Ceknricek.com. Dari sebuah diskusi antara para tetua adat masyarakat suku Sasak, akhirnya bisa dipastikan bahwa perayaan adat Bau Nyale ditetapkan pada tanggal 20 Februari 2019.
Penentuan tanggal datangnya tradisi Bau Nyale tidak bisa sembarangan, karena harus disesuaikan dengan tanggal di mana peristiwa itu diyakini muncul pertama kali. Perayaan itu konon berkaitan erat dengan tragedi bunuh diri seorang putri raja, bernama Putri Mandalika.

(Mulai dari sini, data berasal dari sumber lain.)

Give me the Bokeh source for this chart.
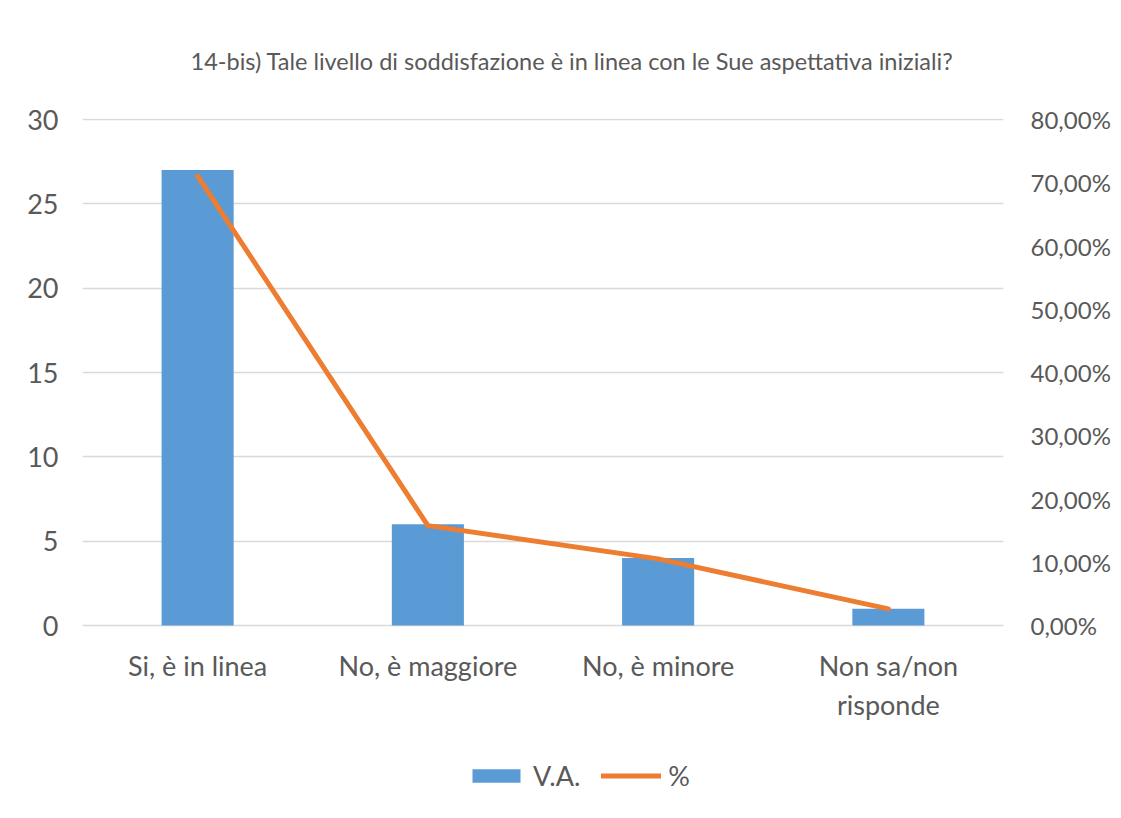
from bokeh.plotting import figure
from bokeh.models import (FactorRange, Range1d, LinearAxis, FixedTicker, Legend, LegendItem, Title)
from bokeh.core.properties import value
from bokeh.embed import file_html
from bokeh.resources import INLINE

categories = ["Si, è in linea", "No, è maggiore", "No, è minore", "Non sa/non\nrisponde"]
va_values = [27, 6, 4, 1]
pct_values = [71.05, 15.79, 10.53, 2.63]
left_ticks = [0, 5, 10, 15, 20, 25, 30]
right_ticks = [0, 10, 20, 30, 40, 50, 60, 70, 80]
right_labels = ["0,00%", "10,00%", "20,00%", "30,00%", "40,00%", "50,00%", "60,00%", "70,00%", "80,00%"]
title_text = "14-bis) Tale livello di soddisfazione è in linea con le Sue aspettativa iniziali?"

FONT = "Lato"
GRAY = "#595959"
BLUE = "#5B9BD5"
ORANGE = "#ED7D31"

# layout: plotting area for values 0..30 is 507 px tall; the frame extends
# below the zero line to host the category labels and the legend
Y_MAX = 30.06
VALUE_PX = 507
FRAME_H = 682
Y_MIN = -(FRAME_H - VALUE_PX) * Y_MAX / VALUE_PX

p = figure(x_range=FactorRange(factors=categories, range_padding=0),
           y_range=Range1d(Y_MIN, Y_MAX), x_axis_location=None,
           frame_width=921, frame_height=FRAME_H, output_backend="svg", toolbar_location=None,
           min_border_left=82, min_border_right=110, min_border_top=118, min_border_bottom=4)
p.extra_y_ranges = {"pct": Range1d(Y_MIN * 80 / 30, 80 * Y_MAX / 30)}

bars = p.vbar(x=categories, top=va_values, bottom=0, width=0.313, color=BLUE, line_color=None)
line = p.line(x=categories, y=pct_values, y_range_name="pct", line_color=ORANGE,
              line_width=5, line_cap="round", line_join="round")

# category labels under the zero line
p.text(x=categories, y=[0] * len(categories), text=categories, y_offset=23,
       text_align="center", text_baseline="top", text_font=value(FONT),
       text_font_size="27px", text_color=GRAY, text_line_height=1.2)

p.outline_line_color = None
p.background_fill_color = "white"
p.border_fill_color = "white"
p.xgrid.grid_line_color = None
p.ygrid.grid_line_color = "#D9D9D9"
p.ygrid.grid_line_width = 1.5
p.ygrid.ticker = FixedTicker(ticks=left_ticks)

yl = p.yaxis[0]
yl.ticker = FixedTicker(ticks=left_ticks)
yl.axis_line_color = None
yl.major_tick_line_color = None
yl.minor_tick_line_color = None
yl.major_label_text_font = FONT
yl.major_label_text_font_size = "27px"
yl.major_label_text_color = GRAY
yl.major_label_standoff = 18

yr = LinearAxis(y_range_name="pct", ticker=FixedTicker(ticks=right_ticks),
                major_label_overrides=dict(zip(right_ticks, right_labels)))
yr.axis_line_color = None
yr.major_tick_line_color = None
yr.minor_tick_line_color = None
yr.major_label_text_font = FONT
yr.major_label_text_font_size = "24px"
yr.major_label_text_color = GRAY
yr.major_label_standoff = 21
p.add_layout(yr, "right")

t = Title(text=title_text, align="left", offset=108, standoff=86, vertical_align="middle",
          text_font=FONT, text_font_size="23.5px", text_font_style="normal", text_color=GRAY)
p.add_layout(t, "above")

legend = Legend(items=[LegendItem(label="V.A.", renderers=[bars]),
                       LegendItem(label="%", renderers=[line])],
                orientation="horizontal", location=(384, 8))
legend.label_text_font = FONT
legend.label_text_font_size = "27px"
legend.label_text_color = GRAY
legend.glyph_width = 60
legend.glyph_height = 17
legend.label_standoff = 7
legend.spacing = 21
legend.padding = 0
legend.margin = 0
legend.border_line_color = None
legend.background_fill_alpha = 0
p.add_layout(legend)

open("out.html", "w").write(file_html(p, INLINE))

Penentuan tanggal juga berkaitan erat dengan momentum kemunculan jutaan cacing laut di permukaan pantai, karena cacing-cacing itu tidak akan muncul di waktu-waktu yang lain. Kalaupun ada yang keluar, paling hanya beberapa ekor saja.
Lantas, siapakah Putri Mandalika? Dikutip dari berbagai sumber, dia adalah putri dari Raja Tonjang Beru dan Dewi Seranting. Raja ini terkenal karena kebijaksanaannya sehingga rakyat sangat mencintainya karena mereka hidup makmur.
Sampai pada suatu ketika, putri dari sang raja yang diberi nama Mandalika semakin dewasa, muncullah kekacauan. Banyak pria dari negeri seberang yang terpikat dan ingin melamar. Sampai-sampai terjadi kekacauan karena para pria itu bersaing untuk mendapatkan Mandalika.
Melihat hal ini Mandalika bukannya senang. Dia justru bingung hingga akhirnya memutuskan untuk bunuh diri, dengan terjun ke laut, dan di waktu bersamaan muncullah jutaan cacing laut. Warga yang mengetahui hal ini berusaha mengambil cacing-cacing itu, karena meyakini bisa mendatangkan berkah.
Karena dianggap sebaai peristiwa mistis, serangkaian ritual digelar warga Lombok jelang datangnya momen Bau Nyale. Mereka akan memotong ayam untuk dibuat selamatan. Doa-doa dipanjatkan kepada Tuhan Yang Maha Esa serta arwah para leluhur, agar berkah dan keselamatan senantiasa menaungi mereka, hingga di tahun yang akan datang.
Atraksi Perisaian
Tak hanya menggelar selamatan, tradisi ritual lain biasanya juga akan digelar, yaitu atraksi perisaian. Atraksi hanya diadakan untuk tujuan tertentu yang bersifat ritual. Di dalamnya menampilkan dua orang pria saling berhadapan sambil membawa cambuk rotan dan tameng anyaman bambu. Mereka akan saling serang hingga kadang sampai berdarah-darah.
Darah yang menetes ke bumi dalam atraksi ini diyakini mengandung kekuatan doa agar alam semesta senantiasa memberikan berkah kesuburan, yang biasanya terwujud dengan datangnya hujan deras, sehingga bisa memberi pengairan pada hamparan tanah ladang dan persawahan.
Perisaian kerap dikategorikan sebagai ritual pemanggil hujan. Dalam tradisi Bau Nyale, atraksi perisaian tak lepas dari upaya untuk memanggil hujan di malam jelang puncak perayaan. Momen keluarnya cacing-cacing laut ini akan selalu diawali dengan sebuah peristiwa alam tertentu.
Sebelum nyale keluar, biasanya turun hujan deras di malam hari. Pada hari keempat setelah purnama atau malam menjelang nyale keluar, hujan reda, lalu berganti hujan rintik dan air laut menjadi tenang. Selanjutnya pada malam hari nyale mulai menampakkan diri.
Di saat matahari mulai terbit, nyale berangsur-angsur menghilang dari permukaan laut dan seolah hilang ditelan bumi. Kalaupun ada hanya akan tersisa beberapa ekor, yang mana itupun tersamar di sela-sela batuan karang.
Karena itulah, peristiwa yang hanya terjadi dalam semalam itu akan dimanfaatkan semaksimal mungkin oleh para warga. Mereka berburu nyale dengan berbagai peralatan seadanya. Mereka berusaha mendapatkan nyale sebanyak-banyaknya, untuk kemudian dijadikan sebagai campuran pupuk tanaman.
Tak hanya dipakai untuk pupuk, sebagian orang justru memakannya dengan mengola menjadi berbagai masakan. Kandungan protein yang tinggi pada nyale diyakini bisa membuat binatang ini sebagai salah satu metode terapi.